§ Supplied records:
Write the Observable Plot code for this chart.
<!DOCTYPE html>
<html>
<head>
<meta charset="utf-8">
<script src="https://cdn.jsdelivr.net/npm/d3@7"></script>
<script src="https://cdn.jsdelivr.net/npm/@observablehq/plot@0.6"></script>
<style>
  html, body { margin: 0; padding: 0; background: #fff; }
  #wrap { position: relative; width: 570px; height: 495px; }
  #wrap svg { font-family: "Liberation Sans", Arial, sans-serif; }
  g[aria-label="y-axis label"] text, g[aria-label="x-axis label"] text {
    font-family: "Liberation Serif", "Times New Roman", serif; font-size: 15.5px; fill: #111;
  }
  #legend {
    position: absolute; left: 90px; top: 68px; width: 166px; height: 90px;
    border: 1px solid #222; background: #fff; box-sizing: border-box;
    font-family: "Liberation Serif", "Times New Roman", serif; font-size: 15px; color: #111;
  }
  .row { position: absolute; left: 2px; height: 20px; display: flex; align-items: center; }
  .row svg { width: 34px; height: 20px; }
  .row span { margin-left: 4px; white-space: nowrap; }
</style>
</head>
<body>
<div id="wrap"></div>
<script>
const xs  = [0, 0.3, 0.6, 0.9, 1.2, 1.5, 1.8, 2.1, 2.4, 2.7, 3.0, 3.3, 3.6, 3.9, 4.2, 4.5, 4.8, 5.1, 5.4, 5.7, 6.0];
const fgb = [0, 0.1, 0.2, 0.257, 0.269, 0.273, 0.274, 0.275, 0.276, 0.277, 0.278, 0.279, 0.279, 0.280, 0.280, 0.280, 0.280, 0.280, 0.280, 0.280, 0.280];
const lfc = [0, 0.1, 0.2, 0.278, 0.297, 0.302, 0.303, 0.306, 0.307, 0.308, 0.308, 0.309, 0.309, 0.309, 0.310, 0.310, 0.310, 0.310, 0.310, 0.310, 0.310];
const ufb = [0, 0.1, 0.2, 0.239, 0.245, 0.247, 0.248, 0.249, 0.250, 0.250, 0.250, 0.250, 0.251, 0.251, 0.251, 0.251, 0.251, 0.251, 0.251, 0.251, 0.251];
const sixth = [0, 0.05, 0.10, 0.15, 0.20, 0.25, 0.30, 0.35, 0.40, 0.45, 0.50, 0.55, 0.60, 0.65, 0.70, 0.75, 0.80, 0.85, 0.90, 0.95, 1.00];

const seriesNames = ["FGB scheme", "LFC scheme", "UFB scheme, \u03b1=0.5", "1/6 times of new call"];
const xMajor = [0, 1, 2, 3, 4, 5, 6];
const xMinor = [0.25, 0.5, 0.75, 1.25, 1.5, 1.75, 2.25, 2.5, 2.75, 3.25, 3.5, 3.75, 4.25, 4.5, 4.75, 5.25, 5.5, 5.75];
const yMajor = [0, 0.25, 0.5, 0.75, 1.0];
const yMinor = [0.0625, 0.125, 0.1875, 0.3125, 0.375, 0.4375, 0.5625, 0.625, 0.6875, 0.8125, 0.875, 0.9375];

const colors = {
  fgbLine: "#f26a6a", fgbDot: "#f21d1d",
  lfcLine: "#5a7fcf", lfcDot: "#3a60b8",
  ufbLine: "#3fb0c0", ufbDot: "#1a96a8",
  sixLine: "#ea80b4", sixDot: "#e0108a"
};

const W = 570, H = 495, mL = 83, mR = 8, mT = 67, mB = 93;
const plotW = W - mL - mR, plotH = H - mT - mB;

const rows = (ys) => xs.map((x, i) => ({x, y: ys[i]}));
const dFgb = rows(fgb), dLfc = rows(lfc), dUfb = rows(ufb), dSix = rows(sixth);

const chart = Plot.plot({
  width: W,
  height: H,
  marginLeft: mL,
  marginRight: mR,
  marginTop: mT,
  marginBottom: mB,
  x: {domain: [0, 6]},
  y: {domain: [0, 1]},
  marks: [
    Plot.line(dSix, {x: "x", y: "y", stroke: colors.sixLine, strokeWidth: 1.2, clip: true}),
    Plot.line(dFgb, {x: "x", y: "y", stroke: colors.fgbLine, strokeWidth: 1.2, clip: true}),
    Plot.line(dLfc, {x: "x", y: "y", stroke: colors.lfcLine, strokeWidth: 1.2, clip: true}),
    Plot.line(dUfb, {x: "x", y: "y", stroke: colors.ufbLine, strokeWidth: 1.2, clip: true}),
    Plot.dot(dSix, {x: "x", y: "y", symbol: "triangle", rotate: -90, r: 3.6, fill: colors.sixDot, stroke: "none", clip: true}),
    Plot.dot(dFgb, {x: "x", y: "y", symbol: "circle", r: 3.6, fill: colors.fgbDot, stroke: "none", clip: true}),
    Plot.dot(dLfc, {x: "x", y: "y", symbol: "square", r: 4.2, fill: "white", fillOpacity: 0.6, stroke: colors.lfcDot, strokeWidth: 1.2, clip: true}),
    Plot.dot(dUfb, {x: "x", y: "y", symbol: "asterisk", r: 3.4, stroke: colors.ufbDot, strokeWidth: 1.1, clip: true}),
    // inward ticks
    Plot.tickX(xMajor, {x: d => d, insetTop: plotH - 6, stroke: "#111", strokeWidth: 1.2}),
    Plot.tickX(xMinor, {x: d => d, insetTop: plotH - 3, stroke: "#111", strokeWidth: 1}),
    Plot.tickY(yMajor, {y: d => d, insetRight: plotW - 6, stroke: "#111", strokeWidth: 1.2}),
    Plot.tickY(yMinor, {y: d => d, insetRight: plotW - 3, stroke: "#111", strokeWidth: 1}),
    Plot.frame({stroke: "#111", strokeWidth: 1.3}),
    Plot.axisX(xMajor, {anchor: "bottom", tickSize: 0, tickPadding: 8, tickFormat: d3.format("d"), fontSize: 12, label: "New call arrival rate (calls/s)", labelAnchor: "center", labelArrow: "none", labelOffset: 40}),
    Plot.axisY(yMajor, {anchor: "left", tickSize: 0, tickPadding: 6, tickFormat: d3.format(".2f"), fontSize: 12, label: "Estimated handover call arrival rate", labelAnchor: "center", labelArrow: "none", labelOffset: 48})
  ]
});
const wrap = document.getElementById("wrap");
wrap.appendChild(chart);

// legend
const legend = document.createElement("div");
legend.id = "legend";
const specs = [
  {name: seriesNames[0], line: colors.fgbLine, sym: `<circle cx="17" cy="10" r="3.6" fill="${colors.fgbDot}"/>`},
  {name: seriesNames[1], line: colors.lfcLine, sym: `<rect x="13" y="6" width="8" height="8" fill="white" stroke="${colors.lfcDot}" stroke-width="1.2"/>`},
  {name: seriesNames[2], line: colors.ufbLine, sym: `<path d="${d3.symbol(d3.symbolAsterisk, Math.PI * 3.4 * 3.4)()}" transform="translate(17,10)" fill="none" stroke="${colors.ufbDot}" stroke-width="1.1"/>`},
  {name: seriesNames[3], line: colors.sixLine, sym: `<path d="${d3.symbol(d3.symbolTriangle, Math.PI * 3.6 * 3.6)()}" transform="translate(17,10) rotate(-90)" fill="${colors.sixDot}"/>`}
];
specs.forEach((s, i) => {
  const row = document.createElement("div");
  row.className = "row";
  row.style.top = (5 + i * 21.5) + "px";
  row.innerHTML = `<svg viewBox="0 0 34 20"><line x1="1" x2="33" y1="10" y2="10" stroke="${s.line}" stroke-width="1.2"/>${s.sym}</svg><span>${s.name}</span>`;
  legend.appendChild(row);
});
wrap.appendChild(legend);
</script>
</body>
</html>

---

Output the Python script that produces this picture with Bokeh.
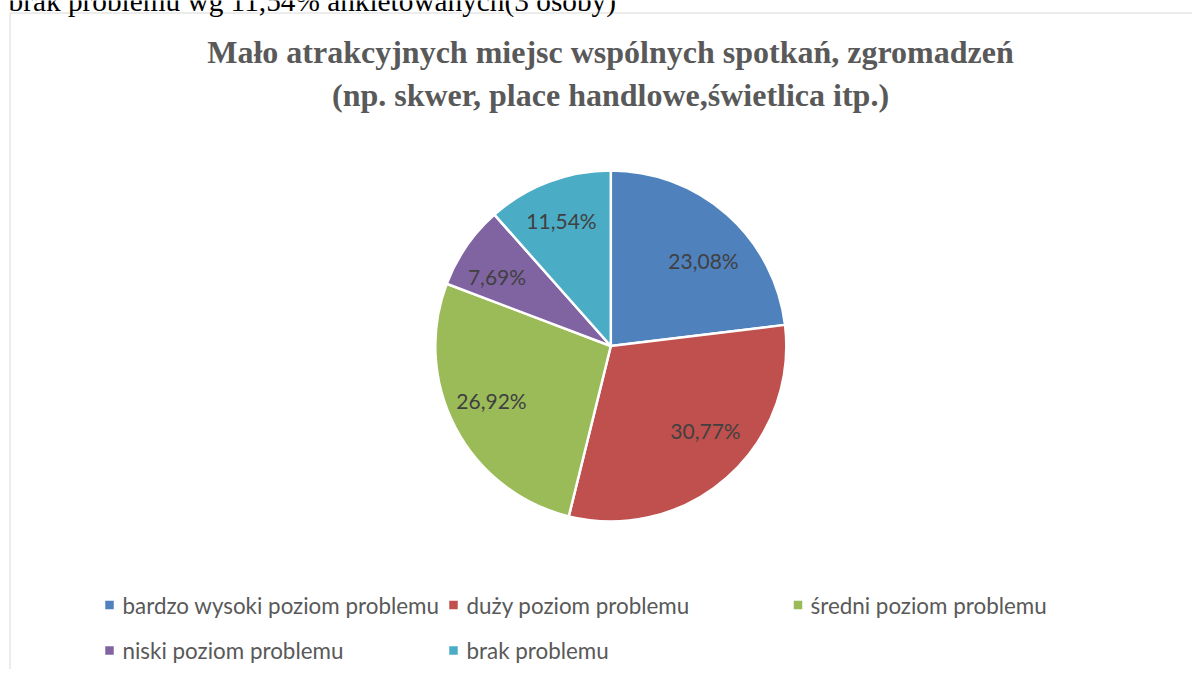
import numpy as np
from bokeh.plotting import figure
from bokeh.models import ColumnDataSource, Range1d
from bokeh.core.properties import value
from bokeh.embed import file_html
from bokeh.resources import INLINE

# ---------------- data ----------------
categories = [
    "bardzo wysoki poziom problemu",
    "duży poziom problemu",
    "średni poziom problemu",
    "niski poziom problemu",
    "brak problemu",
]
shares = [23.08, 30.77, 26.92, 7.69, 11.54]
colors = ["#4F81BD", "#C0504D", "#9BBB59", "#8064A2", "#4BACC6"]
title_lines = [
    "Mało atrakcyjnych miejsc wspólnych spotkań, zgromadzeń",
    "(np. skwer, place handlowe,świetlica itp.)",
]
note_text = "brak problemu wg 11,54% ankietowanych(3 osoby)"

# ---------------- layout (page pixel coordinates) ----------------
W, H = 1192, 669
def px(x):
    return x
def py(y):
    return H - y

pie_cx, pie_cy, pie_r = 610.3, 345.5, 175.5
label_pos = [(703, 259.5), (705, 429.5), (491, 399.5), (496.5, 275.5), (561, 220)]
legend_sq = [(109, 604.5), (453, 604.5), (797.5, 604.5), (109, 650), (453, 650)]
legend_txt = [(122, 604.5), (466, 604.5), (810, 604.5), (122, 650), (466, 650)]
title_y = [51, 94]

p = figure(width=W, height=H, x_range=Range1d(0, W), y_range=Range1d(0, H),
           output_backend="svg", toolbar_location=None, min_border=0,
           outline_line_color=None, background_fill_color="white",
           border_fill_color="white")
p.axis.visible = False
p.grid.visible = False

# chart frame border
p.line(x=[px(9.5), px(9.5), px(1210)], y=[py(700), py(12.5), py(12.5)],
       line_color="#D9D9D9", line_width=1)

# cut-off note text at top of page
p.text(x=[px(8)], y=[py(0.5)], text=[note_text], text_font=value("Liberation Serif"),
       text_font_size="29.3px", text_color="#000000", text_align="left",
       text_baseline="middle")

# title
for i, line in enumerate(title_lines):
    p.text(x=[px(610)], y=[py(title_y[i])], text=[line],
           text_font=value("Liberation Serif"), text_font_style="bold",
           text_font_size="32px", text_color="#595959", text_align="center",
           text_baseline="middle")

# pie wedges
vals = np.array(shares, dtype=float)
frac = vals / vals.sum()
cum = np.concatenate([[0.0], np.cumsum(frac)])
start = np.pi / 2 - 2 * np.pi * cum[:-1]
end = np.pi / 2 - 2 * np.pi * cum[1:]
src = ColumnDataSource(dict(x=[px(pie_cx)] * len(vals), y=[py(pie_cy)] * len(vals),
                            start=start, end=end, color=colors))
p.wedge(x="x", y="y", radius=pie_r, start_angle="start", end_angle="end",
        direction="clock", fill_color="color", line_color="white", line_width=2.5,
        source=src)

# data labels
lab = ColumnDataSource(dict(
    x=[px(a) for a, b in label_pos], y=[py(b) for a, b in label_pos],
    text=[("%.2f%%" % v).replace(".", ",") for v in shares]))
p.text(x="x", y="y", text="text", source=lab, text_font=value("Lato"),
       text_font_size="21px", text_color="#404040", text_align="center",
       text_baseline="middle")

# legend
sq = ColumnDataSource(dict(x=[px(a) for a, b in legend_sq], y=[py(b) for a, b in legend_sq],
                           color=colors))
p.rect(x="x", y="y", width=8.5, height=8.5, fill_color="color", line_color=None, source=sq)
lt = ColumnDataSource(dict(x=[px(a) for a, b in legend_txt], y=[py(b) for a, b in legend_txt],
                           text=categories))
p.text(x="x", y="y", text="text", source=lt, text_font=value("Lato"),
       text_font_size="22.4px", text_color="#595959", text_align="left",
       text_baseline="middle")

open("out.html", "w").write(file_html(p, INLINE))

§ Challenge: Give again, word for word, only the lines running from the line with "Write the Observable" through the line with "0.8125, 0.875, 0.9375];"; include both of those lines.

§ Result:
Write the Observable Plot code for this chart.
<!DOCTYPE html>
<html>
<head>
<meta charset="utf-8">
<script src="https://cdn.jsdelivr.net/npm/d3@7"></script>
<script src="https://cdn.jsdelivr.net/npm/@observablehq/plot@0.6"></script>
<style>
  html, body { margin: 0; padding: 0; background: #fff; }
  #wrap { position: relative; width: 570px; height: 495px; }
  #wrap svg { font-family: "Liberation Sans", Arial, sans-serif; }
  g[aria-label="y-axis label"] text, g[aria-label="x-axis label"] text {
    font-family: "Liberation Serif", "Times New Roman", serif; font-size: 15.5px; fill: #111;
  }
  #legend {
    position: absolute; left: 90px; top: 68px; width: 166px; height: 90px;
    border: 1px solid #222; background: #fff; box-sizing: border-box;
    font-family: "Liberation Serif", "Times New Roman", serif; font-size: 15px; color: #111;
  }
  .row { position: absolute; left: 2px; height: 20px; display: flex; align-items: center; }
  .row svg { width: 34px; height: 20px; }
  .row span { margin-left: 4px; white-space: nowrap; }
</style>
</head>
<body>
<div id="wrap"></div>
<script>
const xs  = [0, 0.3, 0.6, 0.9, 1.2, 1.5, 1.8, 2.1, 2.4, 2.7, 3.0, 3.3, 3.6, 3.9, 4.2, 4.5, 4.8, 5.1, 5.4, 5.7, 6.0];
const fgb = [0, 0.1, 0.2, 0.257, 0.269, 0.273, 0.274, 0.275, 0.276, 0.277, 0.278, 0.279, 0.279, 0.280, 0.280, 0.280, 0.280, 0.280, 0.280, 0.280, 0.280];
const lfc = [0, 0.1, 0.2, 0.278, 0.297, 0.302, 0.303, 0.306, 0.307, 0.308, 0.308, 0.309, 0.309, 0.309, 0.310, 0.310, 0.310, 0.310, 0.310, 0.310, 0.310];
const ufb = [0, 0.1, 0.2, 0.239, 0.245, 0.247, 0.248, 0.249, 0.250, 0.250, 0.250, 0.250, 0.251, 0.251, 0.251, 0.251, 0.251, 0.251, 0.251, 0.251, 0.251];
const sixth = [0, 0.05, 0.10, 0.15, 0.20, 0.25, 0.30, 0.35, 0.40, 0.45, 0.50, 0.55, 0.60, 0.65, 0.70, 0.75, 0.80, 0.85, 0.90, 0.95, 1.00];

const seriesNames = ["FGB scheme", "LFC scheme", "UFB scheme, \u03b1=0.5", "1/6 times of new call"];
const xMajor = [0, 1, 2, 3, 4, 5, 6];
const xMinor = [0.25, 0.5, 0.75, 1.25, 1.5, 1.75, 2.25, 2.5, 2.75, 3.25, 3.5, 3.75, 4.25, 4.5, 4.75, 5.25, 5.5, 5.75];
const yMajor = [0, 0.25, 0.5, 0.75, 1.0];
const yMinor = [0.0625, 0.125, 0.1875, 0.3125, 0.375, 0.4375, 0.5625, 0.625, 0.6875, 0.8125, 0.875, 0.9375];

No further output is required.